Nikola Tesla muito pouco auferiu de reconhecimento durante a sua vida; morreu pobre e pouco conhecido. Friedrich Nietzsche faleceu pobre, doente e ressentido. Sofrendo de transtornos mentais derivados, provavelmente, de sífilis terciária não tratada, ele morreu solitário aos 56 anos de idade, depois de quase uma década de vida vegetativa. Mas o próprio Nietzsche dizia que o verdadeiro gênio só tem sua obra reconhecida um século após sua morte. Em verdade, foi exatamente isso que aconteceu a ele. A verdadeira genialidade, aquela revolucionária e capaz de fazer transformações paradigmáticas na cultura, é irreconhecível aos olhos desarmados na época em que surge. Nos parece bizarra, estranha, ofensiva e, portanto, inaceitável. Somente após a lenta sedimentação dos seus valores e a incorporação das suas ideias mestras pela cultura é que o brilho escondido dos gênios pode se expandir.

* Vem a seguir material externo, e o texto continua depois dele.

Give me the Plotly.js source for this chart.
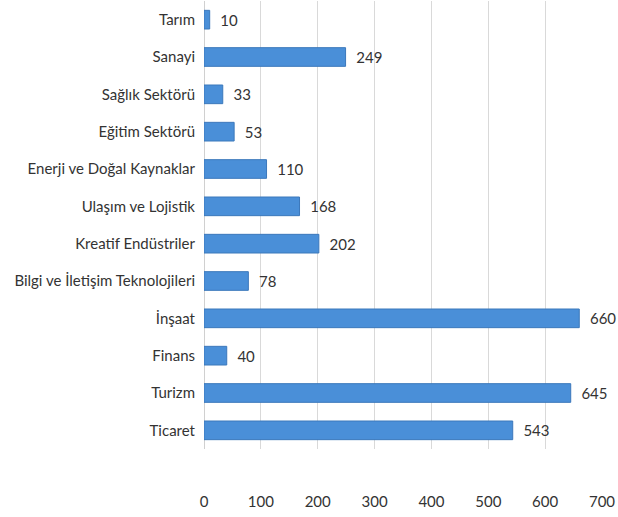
<!DOCTYPE html>
<html>
<head>
<meta charset="utf-8">
<script src="https://cdn.plot.ly/plotly-3.0.1.min.js"></script>
<style>html,body{margin:0;padding:0;background:#fff;}#chart{width:618px;height:517px;}</style>
</head>
<body>
<div id="chart"></div>
<script>
var categories = ["Tarım","Sanayi","Sağlık Sektörü","Eğitim Sektörü","Enerji ve Doğal Kaynaklar","Ulaşım ve Lojistik","Kreatif Endüstriler","Bilgi ve İletişim Teknolojileri","İnşaat","Finans","Turizm","Ticaret"];
var values = [10,249,33,53,110,168,202,78,660,40,645,543];
var xTicks = [0,100,200,300,400,500,600,700];

var trace = {
  type: "bar",
  orientation: "h",
  y: categories,
  x: values,
  texttemplate: "\u00a0\u00a0%{x}",
  textposition: "outside",
  cliponaxis: false,
  textfont: {family: "Lato, 'Open Sans', sans-serif", size: 15, color: "#333333"},
  marker: {color: "#4a8fd8", line: {color: "#3b78bb", width: 1}},
  hoverinfo: "none"
};

var layout = {
  width: 618, height: 517,
  margin: {l: 204, r: 16, t: 1, b: 68},
  paper_bgcolor: "#ffffff",
  plot_bgcolor: "#ffffff",
  showlegend: false,
  bargap: 0.5,
  font: {family: "Lato, 'Open Sans', sans-serif", size: 15, color: "#333333"},
  xaxis: {
    range: [0, 700],
    tickvals: xTicks,
    ticktext: xTicks.map(String),
    showgrid: true,
    gridcolor: "#d9d9d9",
    gridwidth: 1,
    zeroline: true,
    zerolinecolor: "#d0d0d0",
    zerolinewidth: 1,
    showline: false,
    ticks: "",
    ticklabelstandoff: 42,
    tickfont: {size: 15, color: "#333333"},
    fixedrange: true
  },
  yaxis: {
    autorange: "reversed",
    showgrid: false,
    zeroline: false,
    showline: false,
    ticks: "",
    ticklabelstandoff: 8,
    tickfont: {size: 15, color: "#333333"},
    fixedrange: true
  }
};

Plotly.newPlot("chart", [trace], layout, {displayModeBar: false, staticPlot: true});
</script>
</body>
</html>
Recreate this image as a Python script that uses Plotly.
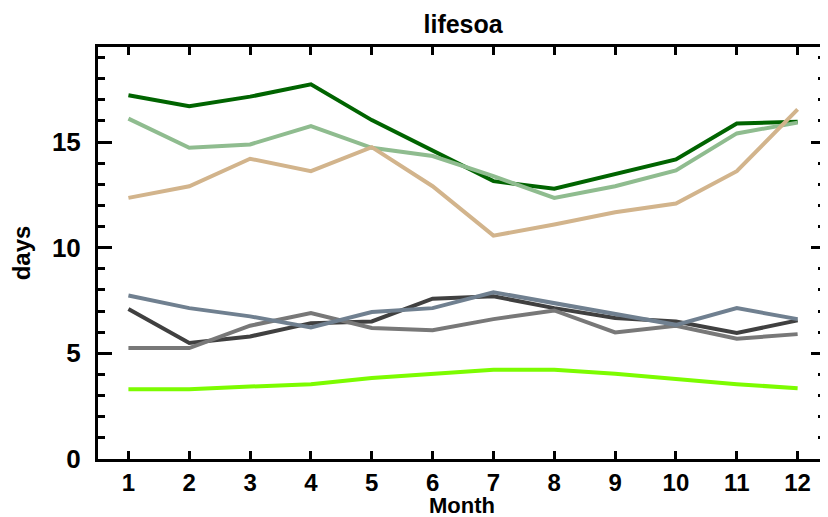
import plotly.graph_objects as go

months = list(range(1, 13))

dark_green = [17.22, 16.70, 17.15, 17.73, 16.04, 14.57, 13.15, 12.79, 13.50, 14.18, 15.88, 15.96]
light_green = [16.11, 14.73, 14.89, 15.76, 14.73, 14.34, 13.39, 12.36, 12.91, 13.66, 15.41, 15.92]
tan = [12.36, 12.91, 14.21, 13.62, 14.76, 12.91, 10.57, 11.10, 11.68, 12.09, 13.62, 16.55]
dark_gray = [7.10, 5.49, 5.80, 6.43, 6.51, 7.59, 7.70, 7.14, 6.67, 6.51, 5.96, 6.56]
mid_gray = [5.25, 5.25, 6.31, 6.91, 6.20, 6.09, 6.62, 7.03, 5.99, 6.31, 5.69, 5.91]
slate = [7.74, 7.14, 6.75, 6.23, 6.96, 7.14, 7.89, 7.38, 6.83, 6.35, 7.14, 6.62]
lawn = [3.30, 3.30, 3.43, 3.54, 3.83, 4.02, 4.22, 4.22, 4.03, 3.79, 3.54, 3.35]

series = [
    ("dark green", dark_green, "#006400"),
    ("light green", light_green, "#8FBC8F"),
    ("tan", tan, "#D2B48C"),
    ("dark gray", dark_gray, "#404040"),
    ("gray", mid_gray, "#787878"),
    ("slate", slate, "#708090"),
    ("lawn", lawn, "#7CFC00"),
]

fig = go.Figure()
for name, vals, col in series:
    fig.add_trace(go.Scatter(x=months, y=vals, mode="lines", name=name,
                             line=dict(color=col, width=4), showlegend=False))

fam = "Liberation Sans"
# page body has an 8px default margin, so the figure is sized to fit the window
fig.update_layout(
    width=820, height=509,
    margin=dict(l=90, r=3, t=39, b=58),
    plot_bgcolor="white", paper_bgcolor="white",
    title=dict(text="lifesoa", x=0.555, xanchor="center", y=0.968, yanchor="middle",
               font=dict(family=fam, size=25, color="black", weight="bold")),
    font=dict(family=fam, color="black"),
    annotations=[dict(text="Month", xref="paper", yref="paper", x=0.5, y=0,
                      xanchor="center", yanchor="top", yshift=-32, showarrow=False,
                      font=dict(family=fam, size=22, weight="bold", color="black"))],
)
fig.update_xaxes(
    range=[0.5, 12.45], tickvals=months, ticktext=[str(m) for m in months],
    showgrid=False, zeroline=False, automargin=False,
    showline=True, linewidth=3, linecolor="black", mirror="allticks",
    ticks="inside", ticklen=8, tickwidth=3, tickcolor="black",
    tickfont=dict(family=fam, size=24, weight="bold"),
    ticklabelstandoff=0,
)
fig.update_yaxes(
    range=[0, 19.5], tickvals=[0, 5, 10, 15], showgrid=False, zeroline=False, automargin=False,
    showline=True, linewidth=3, linecolor="black", mirror="allticks",
    ticks="inside", ticklen=14, tickwidth=3, tickcolor="black",
    minor=dict(dtick=1, ticks="inside", ticklen=7, tickwidth=3, tickcolor="black", showgrid=False),
    tickfont=dict(family=fam, size=26, weight="bold"),
    ticklabelstandoff=9,
    title=dict(text="days", standoff=16, font=dict(family=fam, size=24, weight="bold")),
)

fig.write_html("out.html")
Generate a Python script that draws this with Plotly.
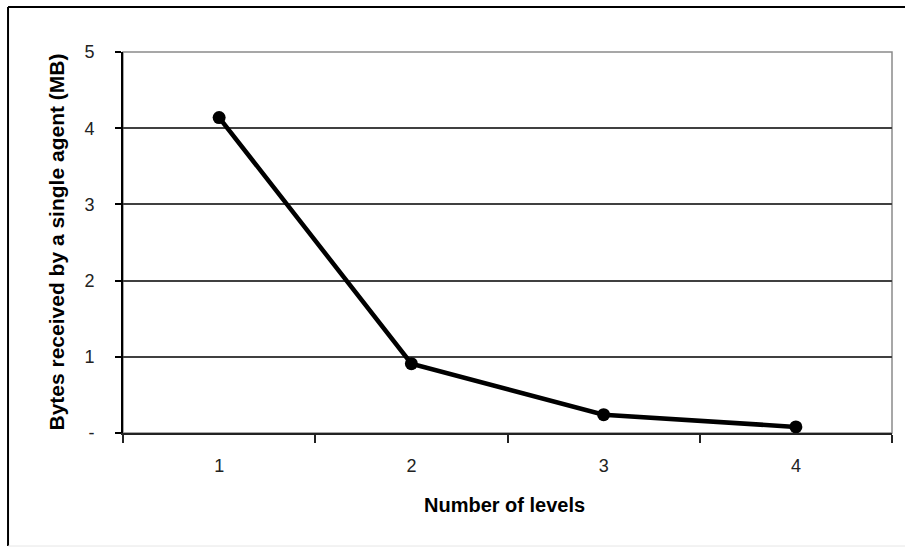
import plotly.graph_objects as go

# Data
levels = ["1", "2", "3", "4"]
bytes_mb = [4.14, 0.91, 0.24, 0.08]
y_tick_vals = [0, 1, 2, 3, 4, 5]
y_tick_text = ["-", "1", "2", "3", "4", "5"]

FONT = "Liberation Sans, Arial, sans-serif"

fig = go.Figure()
fig.add_trace(go.Scatter(
    x=levels,
    y=bytes_mb,
    mode="lines+markers",
    line=dict(color="black", width=4.5),
    marker=dict(color="black", size=13, symbol="circle"),
    showlegend=False,
    cliponaxis=False,
))

# plot-area frame (top/right in grey)
fig.add_shape(type="rect", xref="paper", yref="paper", x0=0, y0=0, x1=1, y1=1,
              line=dict(color="#8a8a8a", width=1.5), layer="below")

# outer chart frame
fig.add_shape(type="line", xref="paper", yref="paper", x0=-0.1495, x1=1.02, y0=1.118, y1=1.118,
              line=dict(color="black", width=2))
fig.add_shape(type="line", xref="paper", yref="paper", x0=-0.1495, x1=-0.1495, y0=1.118, y1=-0.2966,
              line=dict(color="black", width=2))
fig.add_shape(type="line", xref="paper", yref="paper", x0=-0.1495, x1=1.02, y0=-0.2966, y1=-0.2966,
              line=dict(color="#e6e6e6", width=1))

fig.add_annotation(text="<b>Number of levels</b>", xref="paper", yref="paper",
                   x=0.4967, y=-0.189, showarrow=False, xanchor="center", yanchor="middle",
                   font=dict(family=FONT, size=20, color="black"))
fig.add_annotation(text="<b>Bytes received by a single agent (MB)</b>", xref="paper", yref="paper",
                   x=-0.0871, y=0.5, showarrow=False, textangle=-90,
                   xanchor="center", yanchor="middle",
                   font=dict(family=FONT, size=21, color="black"))

fig.update_layout(
    width=905, height=552,
    margin=dict(l=123, r=13, t=52, b=119),
    paper_bgcolor="white",
    plot_bgcolor="white",
    font=dict(family=FONT, size=18, color="black"),
    xaxis=dict(
        type="category",
        range=[-0.5, 3.5],
        showgrid=False,
        showline=True, linecolor="#222222", linewidth=2,
        ticks="outside", tickson="boundaries", ticklen=8, tickcolor="#222222", tickwidth=1.5,
        ticklabelstandoff=15,
        tickfont=dict(family=FONT, size=18, color="#222222"),
        zeroline=False,
    ),
    yaxis=dict(
        range=[0, 5],
        tickvals=y_tick_vals, ticktext=y_tick_text,
        showgrid=True, gridcolor="#404040", gridwidth=1.5,
        showline=True, linecolor="black", linewidth=2,
        ticks="outside", ticklen=6, tickcolor="black", tickwidth=1.5,
        ticklabelstandoff=17,
        tickfont=dict(family=FONT, size=18, color="#222222"),
        zeroline=False,
    ),
)

fig.write_html("out.html")
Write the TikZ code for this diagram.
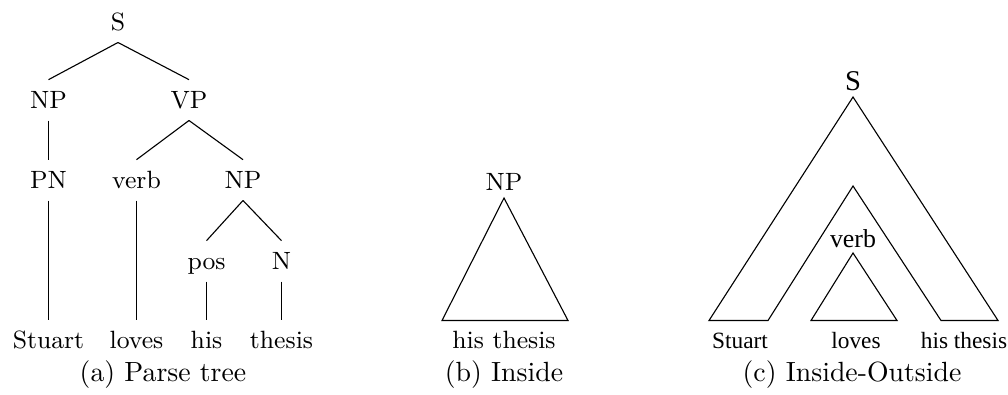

Exigir a compreensão imediata de ideias que ofendem os paradigmas vigentes é uma aptidão para muito poucos. A maioria de nós prefere refugiar-se no conhecido, no certo, no comprovado e no seguro, ao invés de aventurar-se no novo, no desafiador e nas alternativas que nos fazem correr o risco inexorável que acompanha as verdadeiras novidades. As grandes mentes da humanidade sofrem da compulsão por romper estas barreiras, e bem o sabem o quanto destas ações serão incompreendidas e atacadas. Entretanto, fazem, e erram, e repetem, e continuam até que possam encontrar – mesmo que temporariamente – uma resposta que poderá – também por algum tempo – acalmar sua angústia.

As mudanças não ocorrem, são paridas lentamente através das contrações espasmódicas do pensamento humano. Para aceitá-las é necessário que exista um fator essencial: o tempo, que poderá digerir o conhecimento novo para que possa ser metabolizado com segurança por todos nós.